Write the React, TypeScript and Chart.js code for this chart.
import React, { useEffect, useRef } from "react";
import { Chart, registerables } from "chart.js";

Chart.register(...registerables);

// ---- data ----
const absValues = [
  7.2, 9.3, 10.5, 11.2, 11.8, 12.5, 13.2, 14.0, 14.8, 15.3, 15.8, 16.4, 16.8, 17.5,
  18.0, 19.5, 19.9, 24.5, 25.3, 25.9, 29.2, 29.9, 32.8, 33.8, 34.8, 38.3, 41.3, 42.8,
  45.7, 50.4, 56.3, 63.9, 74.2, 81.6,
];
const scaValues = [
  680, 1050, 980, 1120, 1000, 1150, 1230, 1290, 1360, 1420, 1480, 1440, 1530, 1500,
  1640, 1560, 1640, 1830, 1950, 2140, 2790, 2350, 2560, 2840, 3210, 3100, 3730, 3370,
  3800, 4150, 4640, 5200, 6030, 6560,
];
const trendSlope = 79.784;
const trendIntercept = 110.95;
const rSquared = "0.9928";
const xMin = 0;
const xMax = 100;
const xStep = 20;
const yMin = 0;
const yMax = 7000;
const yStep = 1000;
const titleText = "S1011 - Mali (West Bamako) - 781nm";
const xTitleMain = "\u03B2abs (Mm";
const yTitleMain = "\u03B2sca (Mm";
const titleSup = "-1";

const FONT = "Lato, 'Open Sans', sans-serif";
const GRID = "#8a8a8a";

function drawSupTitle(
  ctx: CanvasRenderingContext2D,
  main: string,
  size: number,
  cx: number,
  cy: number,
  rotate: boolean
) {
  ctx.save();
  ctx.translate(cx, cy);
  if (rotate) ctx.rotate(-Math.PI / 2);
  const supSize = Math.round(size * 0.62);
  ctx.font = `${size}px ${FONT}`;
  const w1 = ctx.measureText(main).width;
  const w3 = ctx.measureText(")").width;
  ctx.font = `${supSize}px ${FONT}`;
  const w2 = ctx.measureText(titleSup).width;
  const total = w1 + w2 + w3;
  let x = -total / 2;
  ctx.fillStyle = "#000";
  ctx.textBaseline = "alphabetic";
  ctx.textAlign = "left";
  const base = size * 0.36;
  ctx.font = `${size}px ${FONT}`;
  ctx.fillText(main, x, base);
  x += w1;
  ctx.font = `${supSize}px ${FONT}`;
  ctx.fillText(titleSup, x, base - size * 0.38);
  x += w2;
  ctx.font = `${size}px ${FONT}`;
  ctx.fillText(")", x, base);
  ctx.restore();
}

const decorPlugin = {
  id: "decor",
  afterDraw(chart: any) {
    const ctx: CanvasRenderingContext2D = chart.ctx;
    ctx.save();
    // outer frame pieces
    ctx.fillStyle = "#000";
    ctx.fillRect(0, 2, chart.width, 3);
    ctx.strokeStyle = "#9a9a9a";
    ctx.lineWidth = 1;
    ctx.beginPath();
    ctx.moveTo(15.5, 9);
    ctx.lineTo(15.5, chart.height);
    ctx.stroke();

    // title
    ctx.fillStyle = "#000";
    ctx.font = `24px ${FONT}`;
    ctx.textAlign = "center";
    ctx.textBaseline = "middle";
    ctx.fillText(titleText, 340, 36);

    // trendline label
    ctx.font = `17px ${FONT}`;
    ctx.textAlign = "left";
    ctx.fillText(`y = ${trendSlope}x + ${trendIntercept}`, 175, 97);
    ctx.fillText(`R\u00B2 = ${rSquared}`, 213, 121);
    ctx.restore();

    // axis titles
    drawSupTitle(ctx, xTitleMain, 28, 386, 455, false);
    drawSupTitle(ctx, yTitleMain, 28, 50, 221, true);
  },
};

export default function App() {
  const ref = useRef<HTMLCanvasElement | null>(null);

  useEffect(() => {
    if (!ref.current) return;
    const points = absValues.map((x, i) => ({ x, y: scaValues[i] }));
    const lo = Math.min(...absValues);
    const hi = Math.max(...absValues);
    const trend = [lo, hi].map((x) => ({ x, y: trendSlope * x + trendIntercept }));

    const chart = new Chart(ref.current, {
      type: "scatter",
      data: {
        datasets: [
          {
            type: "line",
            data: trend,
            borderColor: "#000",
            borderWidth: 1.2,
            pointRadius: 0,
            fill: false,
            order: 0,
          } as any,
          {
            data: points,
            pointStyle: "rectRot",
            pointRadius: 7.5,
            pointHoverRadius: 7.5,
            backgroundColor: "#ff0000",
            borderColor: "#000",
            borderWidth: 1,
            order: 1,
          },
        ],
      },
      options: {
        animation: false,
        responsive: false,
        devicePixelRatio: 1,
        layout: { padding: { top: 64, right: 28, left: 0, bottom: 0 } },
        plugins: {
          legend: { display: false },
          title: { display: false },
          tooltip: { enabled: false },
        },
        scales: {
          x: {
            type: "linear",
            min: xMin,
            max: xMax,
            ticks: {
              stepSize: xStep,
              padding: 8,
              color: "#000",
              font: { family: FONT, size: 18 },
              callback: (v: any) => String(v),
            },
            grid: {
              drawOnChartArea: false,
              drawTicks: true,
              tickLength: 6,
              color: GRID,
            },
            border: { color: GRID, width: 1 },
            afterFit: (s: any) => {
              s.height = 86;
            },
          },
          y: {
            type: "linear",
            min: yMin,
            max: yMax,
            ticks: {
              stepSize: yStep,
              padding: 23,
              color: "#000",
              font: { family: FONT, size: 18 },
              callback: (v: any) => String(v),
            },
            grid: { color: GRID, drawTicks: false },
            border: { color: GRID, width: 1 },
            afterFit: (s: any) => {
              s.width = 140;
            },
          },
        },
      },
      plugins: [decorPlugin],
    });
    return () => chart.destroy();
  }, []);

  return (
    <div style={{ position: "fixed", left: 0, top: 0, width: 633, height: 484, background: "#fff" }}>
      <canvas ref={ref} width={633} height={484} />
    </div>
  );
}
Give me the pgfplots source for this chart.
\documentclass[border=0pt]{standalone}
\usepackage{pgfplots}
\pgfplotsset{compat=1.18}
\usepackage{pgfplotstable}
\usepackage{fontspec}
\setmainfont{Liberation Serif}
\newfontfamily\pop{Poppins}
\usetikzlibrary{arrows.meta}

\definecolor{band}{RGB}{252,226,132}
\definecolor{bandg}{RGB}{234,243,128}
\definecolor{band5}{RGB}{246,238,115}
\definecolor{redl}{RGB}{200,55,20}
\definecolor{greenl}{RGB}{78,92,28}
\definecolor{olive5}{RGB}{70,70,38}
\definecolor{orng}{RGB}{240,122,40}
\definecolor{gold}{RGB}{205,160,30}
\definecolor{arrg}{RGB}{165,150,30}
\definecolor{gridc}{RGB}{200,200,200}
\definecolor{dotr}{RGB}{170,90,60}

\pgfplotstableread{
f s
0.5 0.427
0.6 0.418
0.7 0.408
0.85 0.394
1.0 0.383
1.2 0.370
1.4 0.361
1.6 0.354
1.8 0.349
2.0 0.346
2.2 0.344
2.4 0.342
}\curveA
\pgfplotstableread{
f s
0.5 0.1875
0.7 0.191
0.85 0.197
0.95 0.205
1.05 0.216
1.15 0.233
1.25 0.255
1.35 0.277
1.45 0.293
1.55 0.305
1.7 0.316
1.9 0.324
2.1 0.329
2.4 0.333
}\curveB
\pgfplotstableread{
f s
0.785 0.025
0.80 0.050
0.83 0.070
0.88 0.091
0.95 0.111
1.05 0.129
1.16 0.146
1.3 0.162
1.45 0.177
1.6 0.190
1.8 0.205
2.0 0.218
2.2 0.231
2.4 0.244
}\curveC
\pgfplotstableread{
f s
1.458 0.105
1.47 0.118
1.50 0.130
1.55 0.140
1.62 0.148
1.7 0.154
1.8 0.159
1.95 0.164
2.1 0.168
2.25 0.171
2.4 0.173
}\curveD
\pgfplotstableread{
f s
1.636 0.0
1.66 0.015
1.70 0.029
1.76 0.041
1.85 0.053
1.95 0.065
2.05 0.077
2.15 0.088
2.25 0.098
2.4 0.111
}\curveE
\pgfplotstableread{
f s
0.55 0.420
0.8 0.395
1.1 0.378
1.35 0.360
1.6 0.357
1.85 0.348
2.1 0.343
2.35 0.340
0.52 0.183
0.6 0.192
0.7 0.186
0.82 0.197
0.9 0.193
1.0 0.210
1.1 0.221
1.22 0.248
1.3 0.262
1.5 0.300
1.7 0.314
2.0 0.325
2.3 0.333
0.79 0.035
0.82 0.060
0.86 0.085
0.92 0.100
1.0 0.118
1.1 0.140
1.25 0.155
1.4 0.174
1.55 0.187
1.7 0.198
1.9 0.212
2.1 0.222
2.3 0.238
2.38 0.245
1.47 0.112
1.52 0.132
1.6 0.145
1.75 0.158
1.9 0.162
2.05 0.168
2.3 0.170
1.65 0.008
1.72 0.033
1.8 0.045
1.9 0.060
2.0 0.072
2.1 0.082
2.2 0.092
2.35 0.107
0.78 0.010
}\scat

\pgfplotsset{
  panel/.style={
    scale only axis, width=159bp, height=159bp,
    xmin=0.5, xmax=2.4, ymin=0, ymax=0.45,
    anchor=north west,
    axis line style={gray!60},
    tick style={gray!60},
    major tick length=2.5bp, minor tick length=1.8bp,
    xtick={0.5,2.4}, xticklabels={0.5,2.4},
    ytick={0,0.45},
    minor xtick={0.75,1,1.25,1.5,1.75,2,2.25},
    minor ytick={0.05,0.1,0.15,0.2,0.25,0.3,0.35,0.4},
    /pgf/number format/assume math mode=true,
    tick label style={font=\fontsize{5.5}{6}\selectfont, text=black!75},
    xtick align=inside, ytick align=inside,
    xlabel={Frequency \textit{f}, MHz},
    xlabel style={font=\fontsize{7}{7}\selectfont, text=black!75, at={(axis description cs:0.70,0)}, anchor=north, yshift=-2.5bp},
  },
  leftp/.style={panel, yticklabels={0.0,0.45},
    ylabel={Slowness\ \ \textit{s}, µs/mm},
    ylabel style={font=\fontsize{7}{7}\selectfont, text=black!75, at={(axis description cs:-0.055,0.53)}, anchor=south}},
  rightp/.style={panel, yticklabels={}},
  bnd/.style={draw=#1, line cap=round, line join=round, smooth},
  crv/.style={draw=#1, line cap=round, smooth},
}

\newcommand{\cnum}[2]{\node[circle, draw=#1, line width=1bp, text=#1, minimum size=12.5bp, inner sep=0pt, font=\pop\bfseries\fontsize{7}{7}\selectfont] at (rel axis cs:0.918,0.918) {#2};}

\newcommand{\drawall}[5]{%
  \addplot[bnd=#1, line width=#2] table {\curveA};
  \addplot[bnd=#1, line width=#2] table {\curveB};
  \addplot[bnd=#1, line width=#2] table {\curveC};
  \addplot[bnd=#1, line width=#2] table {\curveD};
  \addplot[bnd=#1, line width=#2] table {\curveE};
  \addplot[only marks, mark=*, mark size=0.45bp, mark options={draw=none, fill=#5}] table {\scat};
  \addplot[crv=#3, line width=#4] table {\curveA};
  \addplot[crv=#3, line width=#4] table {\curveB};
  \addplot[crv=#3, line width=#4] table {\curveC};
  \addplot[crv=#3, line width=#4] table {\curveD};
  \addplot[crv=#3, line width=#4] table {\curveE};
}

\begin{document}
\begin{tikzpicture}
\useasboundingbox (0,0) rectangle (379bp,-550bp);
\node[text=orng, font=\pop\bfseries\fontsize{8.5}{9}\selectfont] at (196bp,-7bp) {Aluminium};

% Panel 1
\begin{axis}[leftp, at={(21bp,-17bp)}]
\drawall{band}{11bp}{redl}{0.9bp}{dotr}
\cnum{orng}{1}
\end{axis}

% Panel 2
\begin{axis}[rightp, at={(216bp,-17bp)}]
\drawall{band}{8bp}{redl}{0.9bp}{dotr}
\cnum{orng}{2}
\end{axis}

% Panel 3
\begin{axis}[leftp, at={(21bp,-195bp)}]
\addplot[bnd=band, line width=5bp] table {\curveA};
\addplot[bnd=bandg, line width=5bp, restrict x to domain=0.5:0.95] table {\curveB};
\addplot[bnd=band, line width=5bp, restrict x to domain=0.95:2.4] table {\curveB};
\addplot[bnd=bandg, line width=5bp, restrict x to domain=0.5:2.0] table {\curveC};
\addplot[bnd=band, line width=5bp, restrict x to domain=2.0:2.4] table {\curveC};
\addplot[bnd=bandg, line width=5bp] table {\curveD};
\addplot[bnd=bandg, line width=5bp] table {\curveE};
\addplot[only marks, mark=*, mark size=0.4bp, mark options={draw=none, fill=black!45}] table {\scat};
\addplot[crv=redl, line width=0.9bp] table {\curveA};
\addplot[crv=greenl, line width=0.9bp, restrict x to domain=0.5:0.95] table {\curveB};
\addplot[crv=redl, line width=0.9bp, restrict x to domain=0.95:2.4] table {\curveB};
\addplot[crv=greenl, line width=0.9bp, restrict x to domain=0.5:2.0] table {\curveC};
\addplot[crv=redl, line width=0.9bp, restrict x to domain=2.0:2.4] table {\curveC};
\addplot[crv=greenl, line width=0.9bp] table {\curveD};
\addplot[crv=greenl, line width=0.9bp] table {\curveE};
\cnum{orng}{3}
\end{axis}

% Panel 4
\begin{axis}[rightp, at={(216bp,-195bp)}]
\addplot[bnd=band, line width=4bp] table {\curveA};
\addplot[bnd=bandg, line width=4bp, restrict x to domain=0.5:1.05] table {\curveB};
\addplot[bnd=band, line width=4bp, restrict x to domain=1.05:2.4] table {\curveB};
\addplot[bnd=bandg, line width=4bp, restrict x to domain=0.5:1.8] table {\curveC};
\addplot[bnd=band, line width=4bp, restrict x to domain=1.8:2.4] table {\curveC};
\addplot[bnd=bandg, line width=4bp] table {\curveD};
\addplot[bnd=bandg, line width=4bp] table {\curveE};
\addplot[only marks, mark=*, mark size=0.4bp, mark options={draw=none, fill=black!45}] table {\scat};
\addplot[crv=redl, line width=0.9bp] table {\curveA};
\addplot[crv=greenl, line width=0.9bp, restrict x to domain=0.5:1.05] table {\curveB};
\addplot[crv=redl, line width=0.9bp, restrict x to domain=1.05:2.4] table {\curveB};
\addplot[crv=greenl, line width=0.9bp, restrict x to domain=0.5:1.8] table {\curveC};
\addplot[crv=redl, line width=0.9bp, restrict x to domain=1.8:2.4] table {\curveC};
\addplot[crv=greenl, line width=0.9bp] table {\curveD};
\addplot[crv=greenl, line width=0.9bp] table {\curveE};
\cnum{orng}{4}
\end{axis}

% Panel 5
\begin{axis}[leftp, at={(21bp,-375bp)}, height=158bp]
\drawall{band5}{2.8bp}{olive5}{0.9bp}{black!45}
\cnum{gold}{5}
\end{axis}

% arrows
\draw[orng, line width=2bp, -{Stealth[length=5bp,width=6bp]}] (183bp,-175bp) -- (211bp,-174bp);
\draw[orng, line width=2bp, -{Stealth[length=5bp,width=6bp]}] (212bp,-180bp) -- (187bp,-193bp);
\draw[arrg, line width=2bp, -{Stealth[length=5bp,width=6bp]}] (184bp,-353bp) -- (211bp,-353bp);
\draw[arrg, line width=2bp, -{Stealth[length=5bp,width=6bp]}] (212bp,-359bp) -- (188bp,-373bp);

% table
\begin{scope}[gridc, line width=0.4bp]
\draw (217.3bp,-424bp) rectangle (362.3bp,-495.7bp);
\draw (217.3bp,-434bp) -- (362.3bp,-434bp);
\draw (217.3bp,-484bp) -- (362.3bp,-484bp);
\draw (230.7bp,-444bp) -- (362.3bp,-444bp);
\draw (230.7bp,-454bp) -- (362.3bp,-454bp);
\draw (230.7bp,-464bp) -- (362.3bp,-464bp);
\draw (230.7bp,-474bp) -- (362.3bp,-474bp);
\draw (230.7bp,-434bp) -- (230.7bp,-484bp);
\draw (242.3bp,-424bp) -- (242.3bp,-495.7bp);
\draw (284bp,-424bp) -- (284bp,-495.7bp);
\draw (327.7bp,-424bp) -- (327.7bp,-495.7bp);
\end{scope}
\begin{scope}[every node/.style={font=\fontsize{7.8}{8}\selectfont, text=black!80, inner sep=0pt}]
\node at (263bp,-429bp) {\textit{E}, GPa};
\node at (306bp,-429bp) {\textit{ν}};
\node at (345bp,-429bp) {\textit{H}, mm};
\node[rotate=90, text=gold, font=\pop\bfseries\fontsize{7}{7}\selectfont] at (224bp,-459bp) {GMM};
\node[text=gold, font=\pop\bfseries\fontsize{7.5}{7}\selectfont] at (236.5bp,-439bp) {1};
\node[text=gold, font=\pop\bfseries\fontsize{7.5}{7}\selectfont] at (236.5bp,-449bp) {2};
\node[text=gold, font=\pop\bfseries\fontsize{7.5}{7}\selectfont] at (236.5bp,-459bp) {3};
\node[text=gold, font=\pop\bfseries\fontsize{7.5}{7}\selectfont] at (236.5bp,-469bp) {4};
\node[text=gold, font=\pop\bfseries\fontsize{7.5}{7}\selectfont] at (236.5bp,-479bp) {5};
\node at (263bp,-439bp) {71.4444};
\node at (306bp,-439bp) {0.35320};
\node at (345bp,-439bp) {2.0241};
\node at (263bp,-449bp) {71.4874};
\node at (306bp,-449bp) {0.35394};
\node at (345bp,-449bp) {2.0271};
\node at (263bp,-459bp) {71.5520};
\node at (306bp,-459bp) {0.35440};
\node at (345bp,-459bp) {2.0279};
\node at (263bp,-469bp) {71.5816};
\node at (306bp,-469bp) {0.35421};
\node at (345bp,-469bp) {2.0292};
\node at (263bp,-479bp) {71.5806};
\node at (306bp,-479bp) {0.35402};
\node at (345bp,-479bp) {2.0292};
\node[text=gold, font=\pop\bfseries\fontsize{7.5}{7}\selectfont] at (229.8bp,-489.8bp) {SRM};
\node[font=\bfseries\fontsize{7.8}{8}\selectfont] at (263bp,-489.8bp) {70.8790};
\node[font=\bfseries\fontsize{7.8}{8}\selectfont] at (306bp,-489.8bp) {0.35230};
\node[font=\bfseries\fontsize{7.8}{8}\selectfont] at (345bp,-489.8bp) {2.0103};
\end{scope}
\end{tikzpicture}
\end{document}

_ _ _ _

-- OBJECTIVE --
Filter the records above for "React" and copy every matching line.

-- CORRECT OUTPUT --
Write the React, TypeScript and Chart.js code for this chart.
import React, { useEffect, useRef } from "react";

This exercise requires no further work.